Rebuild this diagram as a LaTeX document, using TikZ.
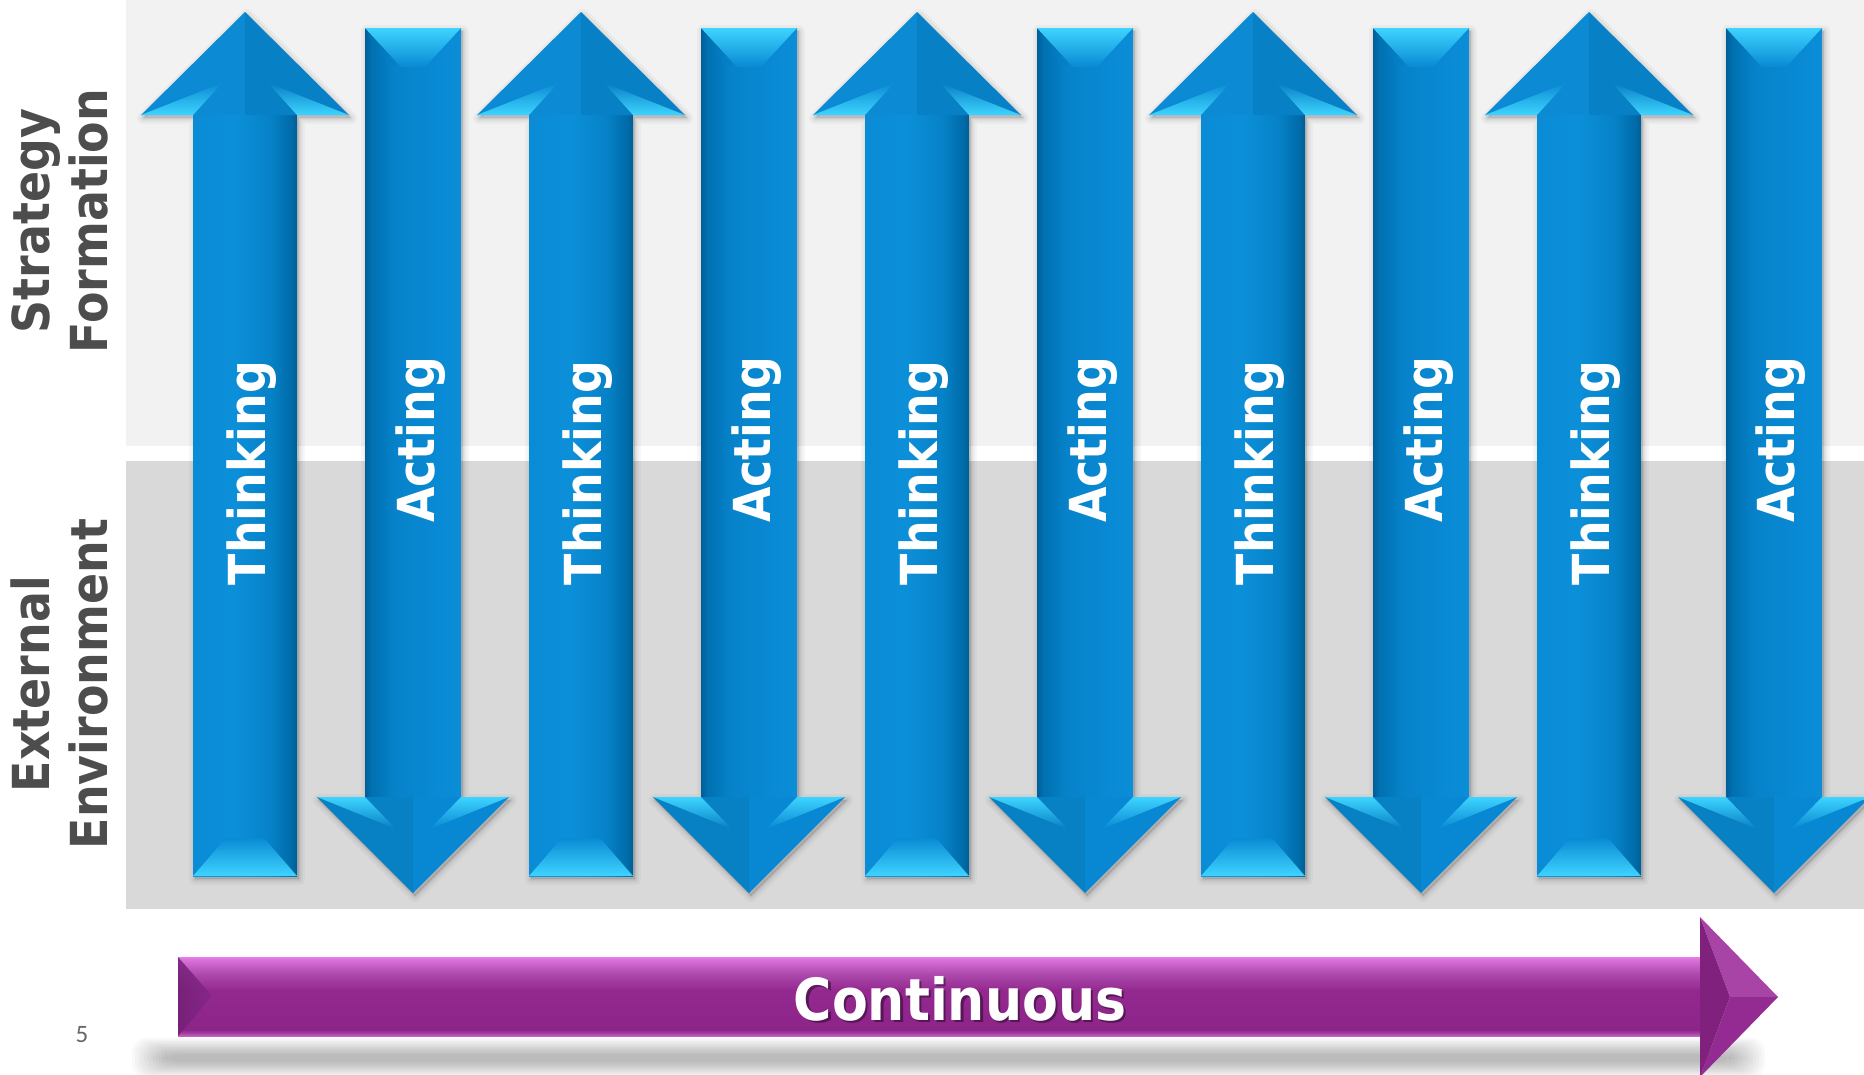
\documentclass[tikz,border=0pt]{standalone}
\usepackage{fontspec}
\newfontfamily\lab[FakeStretch=0.9]{DejaVu Sans}
\newfontfamily\numf{Carlito}
\usetikzlibrary{calc}
\definecolor{panelTop}{HTML}{F2F2F2}
\definecolor{panelBot}{HTML}{D9D9D9}
\definecolor{tsA}{HTML}{0A8BD5}
\definecolor{tsB}{HTML}{0C8FD9}
\definecolor{tsC}{HTML}{0682C8}
\definecolor{tsD}{HTML}{006CAA}
\definecolor{tsE}{HTML}{005D95}
\definecolor{asA}{HTML}{005E98}
\definecolor{asB}{HTML}{0070B0}
\definecolor{asC}{HTML}{0682C9}
\definecolor{asD}{HTML}{0989D3}
\definecolor{asE}{HTML}{0B8DD7}
\definecolor{bevL}{HTML}{3ED4FF}
\definecolor{hdL}{HTML}{0C8BD4}
\definecolor{hdR}{HTML}{0880C6}
\definecolor{dhL}{HTML}{0780C4}
\definecolor{dhR}{HTML}{0888D2}
\definecolor{labGrey}{HTML}{4D4D4D}
\definecolor{pB1}{HTML}{C462C4}
\definecolor{pB2}{HTML}{A23EA0}
\definecolor{pMain}{HTML}{8D2489}
\definecolor{pMid}{HTML}{93298F}
\definecolor{pUp}{HTML}{AC48AC}
\definecolor{pTop2}{HTML}{D26AD2}
\definecolor{pTop}{HTML}{E77DE8}
\definecolor{pBev}{HTML}{86268A}
\definecolor{pBack}{HTML}{80217E}
\definecolor{pUpper}{HTML}{A744A6}
\definecolor{pLower}{HTML}{942B92}
\pgfdeclarehorizontalshading{thinkshaft}{100bp}{color(0bp)=(tsA); color(25bp)=(tsA); color(45bp)=(tsB); color(62bp)=(tsC); color(72bp)=(tsD); color(75bp)=(tsE); color(100bp)=(tsE)}
\pgfdeclarehorizontalshading{actshaft}{100bp}{color(0bp)=(asA); color(25bp)=(asA); color(28bp)=(asB); color(40bp)=(asC); color(60bp)=(asD); color(75bp)=(asE); color(100bp)=(asE)}
\pgfdeclareverticalshading{purpbody}{100bp}{color(0bp)=(pB1); color(25bp)=(pB1); color(27bp)=(pB2); color(29bp)=(pMain); color(54bp)=(pMid); color(64bp)=(pUp); color(72bp)=(pTop2); color(75bp)=(pTop); color(100bp)=(pTop)}
\tikzset{
  lbl/.style={font=\lab\bfseries\fontsize{51}{58}\selectfont, text=white, inner sep=0pt, anchor=base, rotate=90},
  sidelbl/.style={font=\lab\bfseries\fontsize{51}{58}\selectfont, text=labGrey, inner sep=0pt, anchor=base, rotate=90},
  softshadow/.style={fill=black, draw=black, line join=round}
}
\newcommand{\thinkarr}[1]{%
\begin{scope}[shift={(#1,0)}]
 \foreach \w/\o in {12/0.03,7/0.04,3/0.06}{\path[softshadow,opacity=\o,line width=\w pt,shift={(2,3)}] (-52,876)--(-52,115)--(-104,115)--(0,12)--(104,115)--(52,115)--(52,876)--cycle;}
 \path[shading=thinkshaft] (-52,115) rectangle (52,876);
 \path[top color=tsA, bottom color=bevL] (-52,876)--(-19,838)--(19,838)--(52,876)--cycle;
 \fill[hdL] (-104,115)--(0,12)--(0,115)--cycle;
 \fill[hdR] (0,12)--(104,115)--(0,115)--cycle;
 \path[top color=hdL, bottom color=bevL] (-104,115)--(-23,83)--(-52,115)--cycle;
 \path[top color=hdR, bottom color=bevL] (104,115)--(23,83)--(52,115)--cycle;
\end{scope}}
\newcommand{\actarr}[1]{%
\begin{scope}[shift={(#1,0)}]
 \foreach \w/\o in {12/0.03,7/0.04,3/0.06}{\path[softshadow,opacity=\o,line width=\w pt,shift={(2,3)}] (-48,28)--(48,28)--(48,797)--(96,797)--(0,893)--(-96,797)--(-48,797)--cycle;}
 \path[shading=actshaft] (-48,28) rectangle (48,797);
 \path[top color=bevL, bottom color=asD] (-48,28)--(48,28)--(12,67)--(-12,67)--cycle;
 \fill[dhL] (-96,797)--(0,893)--(0,797)--cycle;
 \fill[dhR] (96,797)--(0,893)--(0,797)--cycle;
 \path[top color=bevL, bottom color=dhL] (-96,797)--(-48,797)--(-17,829)--cycle;
 \path[top color=bevL, bottom color=dhR] (96,797)--(48,797)--(17,829)--cycle;
\end{scope}}
\begin{document}
\begin{tikzpicture}[x=1pt,y=-1pt]
\useasboundingbox (0,0) rectangle (1864,1074);
\clip (0,0) rectangle (1864,1074);
\fill[white] (0,0) rectangle (1864,1074);
% panels
\fill[panelTop] (126,0) rectangle (1864,446);
\fill[panelBot] (126,461) rectangle (1864,909);
% arrows
\thinkarr{245}\thinkarr{581}\thinkarr{917}\thinkarr{1253}\thinkarr{1589}
\actarr{413}\actarr{749}\actarr{1085}\actarr{1421}\actarr{1774}
% arrow labels
\node[lbl] (t1) at (265,473) {Thinking};
\node[lbl] (t2) at (601,473) {Thinking};
\node[lbl] (t3) at (937,473) {Thinking};
\node[lbl] (t4) at (1273,473) {Thinking};
\node[lbl] (t5) at (1609,473) {Thinking};
\node[lbl] (a1) at (434,440) {Acting};
\node[lbl] (a2) at (770,440) {Acting};
\node[lbl] (a3) at (1106,440) {Acting};
\node[lbl] (a4) at (1442,440) {Acting};
\node[lbl] (a5) at (1794,440) {Acting};
% side labels
\node[sidelbl] (s1) at (49,221) {Strategy};
\node[sidelbl] (s2) at (107,221) {Formation};
\node[sidelbl] (e1) at (49,684) {External};
\node[sidelbl] (e2) at (107,684) {Environment};
% purple arrow shadow (soft)
\foreach \i in {0,...,11}{\fill[black,opacity=0.022,rounded corners=14pt] (132+\i*3,1038+\i*1.5) rectangle (1765-\i*3,1078-\i*1.5);}
% purple arrow
\path[shading=purpbody] (178,957) rectangle (1702,1036);
\path[left color=pBev!85!black, right color=pBev, opacity=0.85] (178,957)--(212,996)--(178,1036)--cycle;
\fill[pUpper] (1700,917)--(1778,997)--(1730,997)--cycle;
\fill[pLower] (1730,997)--(1778,997)--(1700,1077)--cycle;
\fill[pBack] (1700,917)--(1730,997)--(1700,1077)--cycle;
\node[font=\lab\bfseries\fontsize{58}{64}\selectfont, text=black, opacity=0.4, inner sep=0pt, anchor=base] (contsh) at (962.5,1022.5) {Continuous};
\node[font=\lab\bfseries\fontsize{58}{64}\selectfont, text=white, inner sep=0pt, anchor=base] (cont) at (960,1020) {Continuous};
% page number
\node[font=\numf\fontsize{25}{30}\selectfont, text=labGrey!85, inner sep=0pt] (pg) at (82,1035) {5};
\end{tikzpicture}
\end{document}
++++
- **Stated exercise**:
Repeat the listing in full and exactly. Do not include any images.

- **Task result**:
Rebuild this diagram as a LaTeX document, using TikZ.
\documentclass[tikz,border=0pt]{standalone}
\usepackage{fontspec}
\newfontfamily\lab[FakeStretch=0.9]{DejaVu Sans}
\newfontfamily\numf{Carlito}
\usetikzlibrary{calc}
\definecolor{panelTop}{HTML}{F2F2F2}
\definecolor{panelBot}{HTML}{D9D9D9}
\definecolor{tsA}{HTML}{0A8BD5}
\definecolor{tsB}{HTML}{0C8FD9}
\definecolor{tsC}{HTML}{0682C8}
\definecolor{tsD}{HTML}{006CAA}
\definecolor{tsE}{HTML}{005D95}
\definecolor{asA}{HTML}{005E98}
\definecolor{asB}{HTML}{0070B0}
\definecolor{asC}{HTML}{0682C9}
\definecolor{asD}{HTML}{0989D3}
\definecolor{asE}{HTML}{0B8DD7}
\definecolor{bevL}{HTML}{3ED4FF}
\definecolor{hdL}{HTML}{0C8BD4}
\definecolor{hdR}{HTML}{0880C6}
\definecolor{dhL}{HTML}{0780C4}
\definecolor{dhR}{HTML}{0888D2}
\definecolor{labGrey}{HTML}{4D4D4D}
\definecolor{pB1}{HTML}{C462C4}
\definecolor{pB2}{HTML}{A23EA0}
\definecolor{pMain}{HTML}{8D2489}
\definecolor{pMid}{HTML}{93298F}
\definecolor{pUp}{HTML}{AC48AC}
\definecolor{pTop2}{HTML}{D26AD2}
\definecolor{pTop}{HTML}{E77DE8}
\definecolor{pBev}{HTML}{86268A}
\definecolor{pBack}{HTML}{80217E}
\definecolor{pUpper}{HTML}{A744A6}
\definecolor{pLower}{HTML}{942B92}
\pgfdeclarehorizontalshading{thinkshaft}{100bp}{color(0bp)=(tsA); color(25bp)=(tsA); color(45bp)=(tsB); color(62bp)=(tsC); color(72bp)=(tsD); color(75bp)=(tsE); color(100bp)=(tsE)}
\pgfdeclarehorizontalshading{actshaft}{100bp}{color(0bp)=(asA); color(25bp)=(asA); color(28bp)=(asB); color(40bp)=(asC); color(60bp)=(asD); color(75bp)=(asE); color(100bp)=(asE)}
\pgfdeclareverticalshading{purpbody}{100bp}{color(0bp)=(pB1); color(25bp)=(pB1); color(27bp)=(pB2); color(29bp)=(pMain); color(54bp)=(pMid); color(64bp)=(pUp); color(72bp)=(pTop2); color(75bp)=(pTop); color(100bp)=(pTop)}
\tikzset{
  lbl/.style={font=\lab\bfseries\fontsize{51}{58}\selectfont, text=white, inner sep=0pt, anchor=base, rotate=90},
  sidelbl/.style={font=\lab\bfseries\fontsize{51}{58}\selectfont, text=labGrey, inner sep=0pt, anchor=base, rotate=90},
  softshadow/.style={fill=black, draw=black, line join=round}
}
\newcommand{\thinkarr}[1]{%
\begin{scope}[shift={(#1,0)}]
 \foreach \w/\o in {12/0.03,7/0.04,3/0.06}{\path[softshadow,opacity=\o,line width=\w pt,shift={(2,3)}] (-52,876)--(-52,115)--(-104,115)--(0,12)--(104,115)--(52,115)--(52,876)--cycle;}
 \path[shading=thinkshaft] (-52,115) rectangle (52,876);
 \path[top color=tsA, bottom color=bevL] (-52,876)--(-19,838)--(19,838)--(52,876)--cycle;
 \fill[hdL] (-104,115)--(0,12)--(0,115)--cycle;
 \fill[hdR] (0,12)--(104,115)--(0,115)--cycle;
 \path[top color=hdL, bottom color=bevL] (-104,115)--(-23,83)--(-52,115)--cycle;
 \path[top color=hdR, bottom color=bevL] (104,115)--(23,83)--(52,115)--cycle;
\end{scope}}
\newcommand{\actarr}[1]{%
\begin{scope}[shift={(#1,0)}]
 \foreach \w/\o in {12/0.03,7/0.04,3/0.06}{\path[softshadow,opacity=\o,line width=\w pt,shift={(2,3)}] (-48,28)--(48,28)--(48,797)--(96,797)--(0,893)--(-96,797)--(-48,797)--cycle;}
 \path[shading=actshaft] (-48,28) rectangle (48,797);
 \path[top color=bevL, bottom color=asD] (-48,28)--(48,28)--(12,67)--(-12,67)--cycle;
 \fill[dhL] (-96,797)--(0,893)--(0,797)--cycle;
 \fill[dhR] (96,797)--(0,893)--(0,797)--cycle;
 \path[top color=bevL, bottom color=dhL] (-96,797)--(-48,797)--(-17,829)--cycle;
 \path[top color=bevL, bottom color=dhR] (96,797)--(48,797)--(17,829)--cycle;
\end{scope}}
\begin{document}
\begin{tikzpicture}[x=1pt,y=-1pt]
\useasboundingbox (0,0) rectangle (1864,1074);
\clip (0,0) rectangle (1864,1074);
\fill[white] (0,0) rectangle (1864,1074);
% panels
\fill[panelTop] (126,0) rectangle (1864,446);
\fill[panelBot] (126,461) rectangle (1864,909);
% arrows
\thinkarr{245}\thinkarr{581}\thinkarr{917}\thinkarr{1253}\thinkarr{1589}
\actarr{413}\actarr{749}\actarr{1085}\actarr{1421}\actarr{1774}
% arrow labels
\node[lbl] (t1) at (265,473) {Thinking};
\node[lbl] (t2) at (601,473) {Thinking};
\node[lbl] (t3) at (937,473) {Thinking};
\node[lbl] (t4) at (1273,473) {Thinking};
\node[lbl] (t5) at (1609,473) {Thinking};
\node[lbl] (a1) at (434,440) {Acting};
\node[lbl] (a2) at (770,440) {Acting};
\node[lbl] (a3) at (1106,440) {Acting};
\node[lbl] (a4) at (1442,440) {Acting};
\node[lbl] (a5) at (1794,440) {Acting};
% side labels
\node[sidelbl] (s1) at (49,221) {Strategy};
\node[sidelbl] (s2) at (107,221) {Formation};
\node[sidelbl] (e1) at (49,684) {External};
\node[sidelbl] (e2) at (107,684) {Environment};
% purple arrow shadow (soft)
\foreach \i in {0,...,11}{\fill[black,opacity=0.022,rounded corners=14pt] (132+\i*3,1038+\i*1.5) rectangle (1765-\i*3,1078-\i*1.5);}
% purple arrow
\path[shading=purpbody] (178,957) rectangle (1702,1036);
\path[left color=pBev!85!black, right color=pBev, opacity=0.85] (178,957)--(212,996)--(178,1036)--cycle;
\fill[pUpper] (1700,917)--(1778,997)--(1730,997)--cycle;
\fill[pLower] (1730,997)--(1778,997)--(1700,1077)--cycle;
\fill[pBack] (1700,917)--(1730,997)--(1700,1077)--cycle;
\node[font=\lab\bfseries\fontsize{58}{64}\selectfont, text=black, opacity=0.4, inner sep=0pt, anchor=base] (contsh) at (962.5,1022.5) {Continuous};
\node[font=\lab\bfseries\fontsize{58}{64}\selectfont, text=white, inner sep=0pt, anchor=base] (cont) at (960,1020) {Continuous};
% page number
\node[font=\numf\fontsize{25}{30}\selectfont, text=labGrey!85, inner sep=0pt] (pg) at (82,1035) {5};
\end{tikzpicture}
\end{document}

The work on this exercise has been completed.